Last¶

Overview¶

The Last aggregate function returns the last value in a group of rows, optionally ignoring null values. The function is non-deterministic because its results depend on the order of the rows, which may be non-deterministic after a shuffle.

Syntax¶

LAST(expression [, ignoreNulls])

// DataFrame API
df.agg(last("column_name"))
df.agg(last("column_name", ignoreNulls = true))

Arguments¶

Argument	Type	Description
`child`	`Expression`	The expression to evaluate for each row
`ignoreNulls`	`Boolean`	Whether to ignore null values (default: false)

Return Type¶

Returns the same data type as the input expression.
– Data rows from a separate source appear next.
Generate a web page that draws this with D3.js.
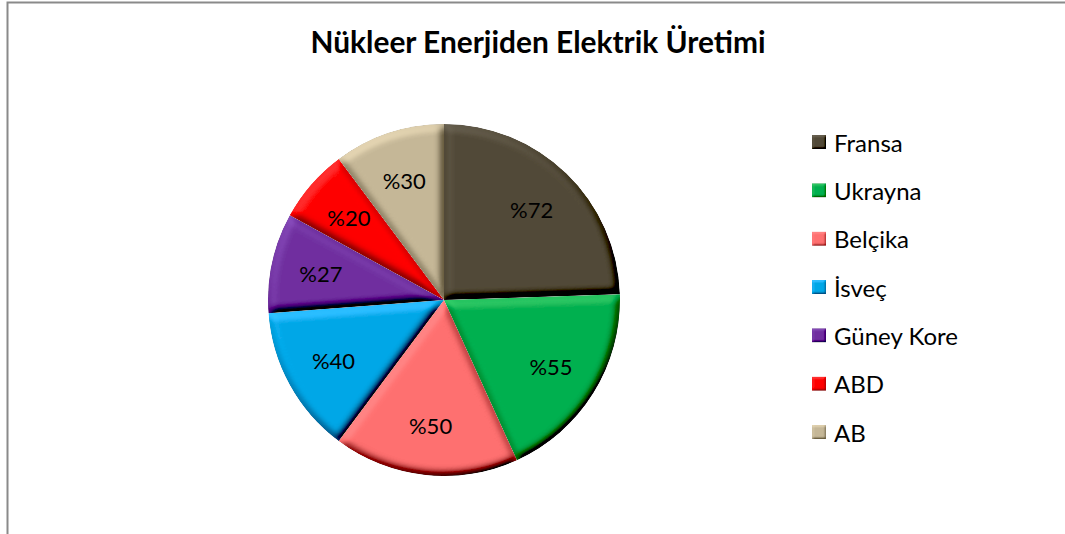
<!DOCTYPE html>
<html><head><meta charset="utf-8">
<script src="https://cdn.jsdelivr.net/npm/d3@7"></script>
<style>html,body{margin:0;padding:0;background:#fff;overflow:hidden}</style>
</head><body>
<svg id="chart" width="1065" height="534"></svg>
<script>
const title = "Nükleer Enerjiden Elektrik Üretimi";
const categories = ["Fransa","Ukrayna","Belçika","İsveç","Güney Kore","ABD","AB"];
const values = [72,55,50,40,27,20,30];
const colors = ["#524A38","#00B050","#FF7070","#00A8E8","#7030A0","#FF0000","#C6B898"];

const svg = d3.select("#chart");
const W = 1065, H = 534;
const cx = 444, cy = 300, R = 176;

// defs: bevel filter
const defs = svg.append("defs");
function bevel(id, blur, scale, k1, k3) {
  const f = defs.append("filter").attr("id", id)
    .attr("x","-20%").attr("y","-20%").attr("width","140%").attr("height","140%");
  f.append("feGaussianBlur").attr("in","SourceAlpha").attr("stdDeviation",blur).attr("result","blur");
  const l = f.append("feDiffuseLighting").attr("in","blur").attr("surfaceScale",scale)
    .attr("diffuseConstant",1).attr("lighting-color","#fff").attr("result","light");
  l.append("feDistantLight").attr("azimuth",240).attr("elevation",50);
  f.append("feComposite").attr("in","SourceGraphic").attr("in2","light")
    .attr("operator","arithmetic").attr("k1",k1).attr("k2",0).attr("k3",k3).attr("k4",-k3*0.77).attr("result","lit");
  f.append("feComposite").attr("in","lit").attr("in2","SourceAlpha").attr("operator","in");
}
bevel("bevel", 4.5, 6, 1.3, 0.12);
bevel("bevelSmall", 1.2, 1.2, 1.3, 0.15);

// border
svg.append("rect").attr("x",7.5).attr("y",2.5).attr("width",W+20).attr("height",H+20)
  .attr("fill","#fff").attr("stroke","#8a8a8a").attr("stroke-width",2);

function fitSize(text, family, weight, target, start) {
  const t = svg.append("text").attr("font-family",family).attr("font-weight",weight)
    .attr("font-size",start).text(text);
  const w = t.node().getComputedTextLength();
  t.remove();
  return start * target / w;
}
const FONT = "Lato, 'Open Sans', sans-serif";

// title
const tSize = fitSize(title, FONT, "bold", 455, 24);
svg.append("text").attr("x",538).attr("y",53).attr("text-anchor","middle")
  .attr("font-family",FONT).attr("font-weight","bold").attr("font-size",tSize)
  .attr("fill","#000").text(title);

// pie
const pie = d3.pie().sort(null).value(d=>d).startAngle(0).endAngle(2*Math.PI);
const arcs = pie(values);
const arc = d3.arc().innerRadius(0).outerRadius(R);
const labelArc = d3.arc().innerRadius(126).outerRadius(126);
const g = svg.append("g").attr("transform",`translate(${cx},${cy})`);
g.selectAll("path.slice").data(arcs).join("path").attr("class","slice")
  .attr("d",arc).attr("fill",(d,i)=>colors[i]).attr("filter","url(#bevel)");

const lSize = 22;
g.selectAll("text.lbl").data(arcs).join("text").attr("class","lbl")
  .attr("transform",d=>`translate(${labelArc.centroid(d)})`)
  .attr("text-anchor","middle").attr("dominant-baseline","central")
  .attr("font-family",FONT).attr("font-size",lSize).attr("fill","#000")
  .text(d=>"%"+d.data);

// legend
const legSize = fitSize("Güney Kore", FONT, "normal", 124, 22);
const ly = d3.scalePoint().domain(categories).range([142,432]);
const leg = svg.append("g");
categories.forEach((c,i)=>{
  const y = ly(c);
  leg.append("rect").attr("x",812).attr("y",y-7).attr("width",14).attr("height",14)
    .attr("fill",colors[i]).attr("filter","url(#bevelSmall)");
  leg.append("text").attr("x",834).attr("y",y).attr("dominant-baseline","central")
    .attr("font-family",FONT).attr("font-size",legSize).attr("fill","#000").text(c);
});
</script>
</body></html>
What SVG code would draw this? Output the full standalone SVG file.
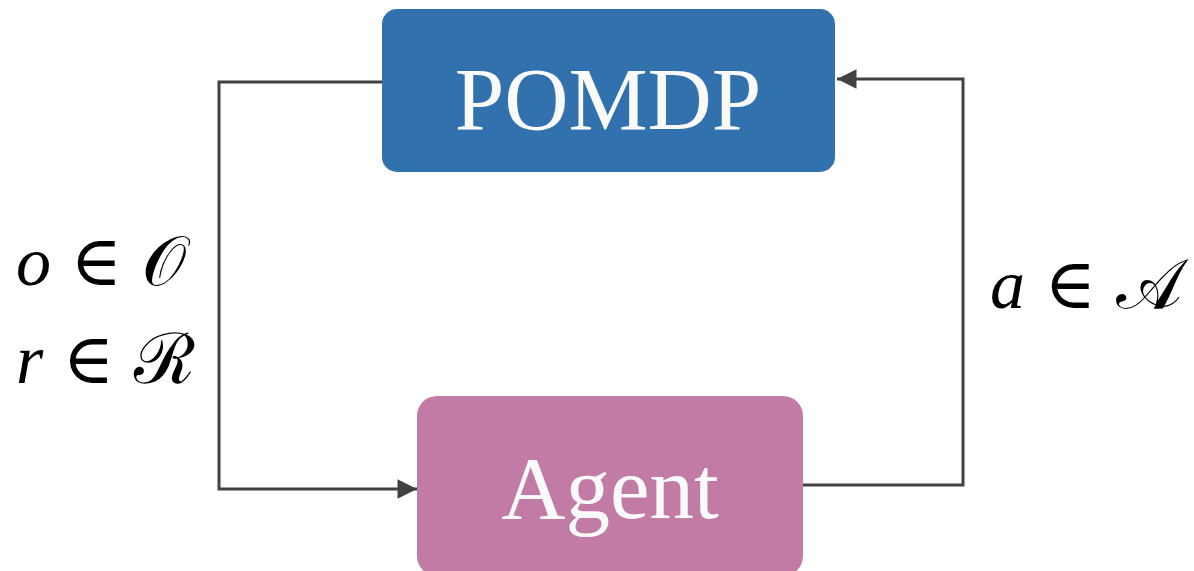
<svg xmlns="http://www.w3.org/2000/svg" width="1194" height="571" viewBox="0 0 1194 571">
<style>
.node-text{font-family:"Liberation Serif","DejaVu Serif",serif;font-size:89px;fill:#fafafa;text-anchor:middle}
.edge{fill:none;stroke:#3f4241;stroke-width:3}
.math{font-family:"Liberation Serif","DejaVu Serif",serif;font-size:70px;fill:#000;word-spacing:2px}
.it{font-style:italic}
</style>
<defs>
<marker id="arrow" viewBox="0 0 10 10" refX="10" refY="5" markerWidth="9" markerHeight="6.5" markerUnits="strokeWidth" orient="auto">
<path d="M0,0 L10,5 L0,10 z" fill="#3f4241"/>
</marker>
</defs>
<rect width="1194" height="571" fill="#ffffff"/>
<g id="connectors">
<polyline class="edge" points="382,82 219,82 219,489 417,489" marker-end="url(#arrow)"/>
<polyline class="edge" points="803,485 963,485 963,79 837,79" marker-end="url(#arrow)"/>
</g>
<g id="pomdp">
<rect x="382" y="9" width="453" height="163" rx="15" fill="#3171ad"/>
<text class="node-text" x="608" y="129">POMDP</text>
</g>
<g id="agent">
<rect x="417" y="396" width="386" height="180" rx="20" fill="#c17ba5"/>
<text class="node-text" x="610" y="518">Agent</text>
</g>
<g id="labels">
<text class="math" x="16" y="285"><tspan class="it">o</tspan> ∈ 𝒪</text>
<text class="math" x="16" y="383"><tspan class="it">r</tspan> ∈ ℛ</text>
<text class="math" x="990" y="308"><tspan class="it">a</tspan> ∈ 𝒜</text>
</g>
</svg>
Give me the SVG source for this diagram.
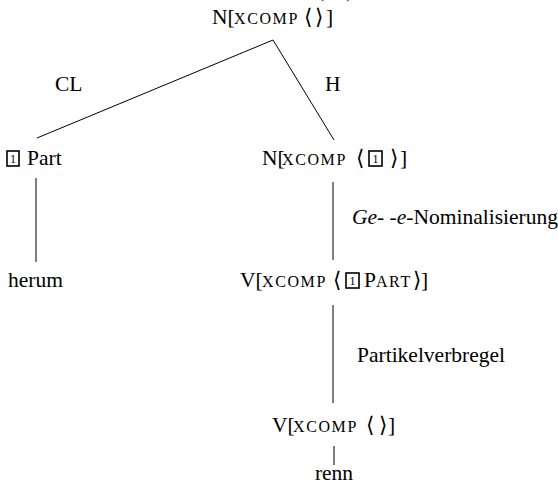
<svg xmlns="http://www.w3.org/2000/svg" width="558" height="488" viewBox="0 0 558 488">
<style>
text{font-family:"Liberation Serif","Times New Roman",Tinos,"DejaVu Serif",serif;font-size:21.5px;fill:#000}
.sc{font-size:16px;letter-spacing:1.6px}
.it{font-style:italic}
.tag{font-size:12px}
.box{fill:none;stroke:#000;stroke-width:1.6}
.edge{stroke:#000;stroke-width:1;fill:none}
.blue{fill:#1f4e9c;font-size:22px}
</style>
<rect width="558" height="488" fill="#fff"/>
<text class="blue" x="317" y="-3">(<tspan x="346">)</tspan></text>
<g id="connectors">
<line class="edge" x1="273" y1="40" x2="37" y2="138"/>
<line class="edge" x1="273" y1="40" x2="334" y2="140"/>
<line class="edge" x1="36" y1="178" x2="36" y2="262"/>
<line class="edge" x1="333" y1="182" x2="333" y2="260"/>
<line class="edge" x1="333" y1="305" x2="333" y2="403"/>
<line class="edge" x1="334" y1="446" x2="334" y2="465"/>
<text x="55" y="91">CL</text>
<text x="325" y="91">H</text>
<text x="352" y="224"><tspan class="it">Ge</tspan>- -<tspan class="it">e</tspan>-Nominalisierung</text>
<text x="357" y="362">Partikelverbregel</text>
</g>
<g id="root">
<text x="212" y="24">N[<tspan class="sc" x="234">XCOMP</tspan><tspan x="304">⟨</tspan><tspan x="315">⟩</tspan><tspan x="326">]</tspan></text>
</g>
<g id="part">
<rect class="box" x="7" y="151" width="12" height="15"/>
<text class="tag" x="13" y="163" text-anchor="middle">1</text>
<text x="27" y="165">Part</text>
</g>
<g id="n1">
<text x="262" y="165">N[<tspan class="sc" x="282">XCOMP</tspan><tspan x="356">⟨</tspan><tspan x="390">⟩</tspan><tspan x="400">]</tspan></text>
<rect class="box" x="369" y="151" width="13" height="15"/>
<text class="tag" x="375.5" y="163" text-anchor="middle">1</text>
</g>
<g id="herum">
<text x="8" y="287">herum</text>
</g>
<g id="v1">
<text x="240" y="287">V[<tspan class="sc" x="262">XCOMP</tspan><tspan x="333">⟨</tspan><tspan x="364">P</tspan><tspan class="sc">ART</tspan><tspan x="413">⟩</tspan><tspan x="421">]</tspan></text>
<rect class="box" x="346" y="273" width="13" height="15"/>
<text class="tag" x="352.5" y="285" text-anchor="middle">1</text>
</g>
<g id="v2">
<text x="272" y="432">V[<tspan class="sc" x="293">XCOMP</tspan><tspan x="366">⟨</tspan><tspan x="379">⟩</tspan><tspan x="388">]</tspan></text>
</g>
<g id="renn">
<text x="334" y="480" text-anchor="middle">renn</text>
</g>
</svg>
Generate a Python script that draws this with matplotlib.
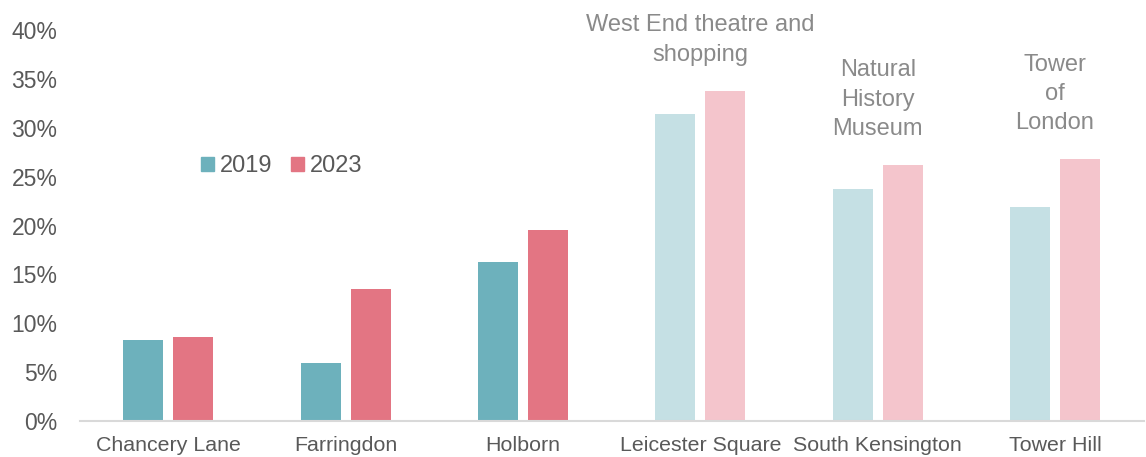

The result is always nullable (nullable = true).

Supported Data Types¶

Supports any data type (AnyDataType) for the main expression:

Numeric types (integers, decimals, floating-point)
String types
Date and timestamp types
Boolean types
Complex types (arrays, maps, structs)
Binary types

Algorithm¶

The Last aggregate function maintains two buffer attributes during evaluation:

Initializes buffer with null value for last and false for valueSet
For each row, updates the last value with the current expression value
If ignoreNulls is true, only updates when the current value is not null
If ignoreNulls is false, updates with every value including nulls
During merge operations, prefers the right-hand side buffer if it has been set

Partitioning Behavior¶

This expression affects partitioning behavior:

Does not preserve partitioning as it's an aggregate function
May require shuffle operations to collect all values in each group
Results are non-deterministic across different shuffle operations
Order dependency makes it sensitive to partition boundaries

Edge Cases¶

Null handling behavior varies based on the ignoreNulls parameter:

When ignoreNulls = false: Returns the last value encountered, even if null
When ignoreNulls = true: Skips null values and returns the last non-null value
Empty input groups return null
If all values are null and ignoreNulls = true, returns null
The valueSet flag tracks whether any valid value has been encountered

Code Generation¶

This expression extends DeclarativeAggregate, which supports Catalyst's code generation framework (Tungsten). The aggregate operations are expressed declaratively through updateExpressions, mergeExpressions, and evaluateExpression, allowing for efficient code generation.

Examples¶

-- Get the last salary in each department
SELECT department, LAST(salary) as last_salary
FROM employees 
GROUP BY department;

-- Get the last non-null salary in each department
SELECT department, LAST(salary, true) as last_non_null_salary
FROM employees 
GROUP BY department;

// DataFrame API examples
import org.apache.spark.sql.functions.last

// Get last value (including nulls)
df.groupBy("department").agg(last("salary"))

// Get last non-null value
df.groupBy("department").agg(last("salary", ignoreNulls = true))

// With column expressions
df.groupBy("department").agg(last(col("salary") * 1.1))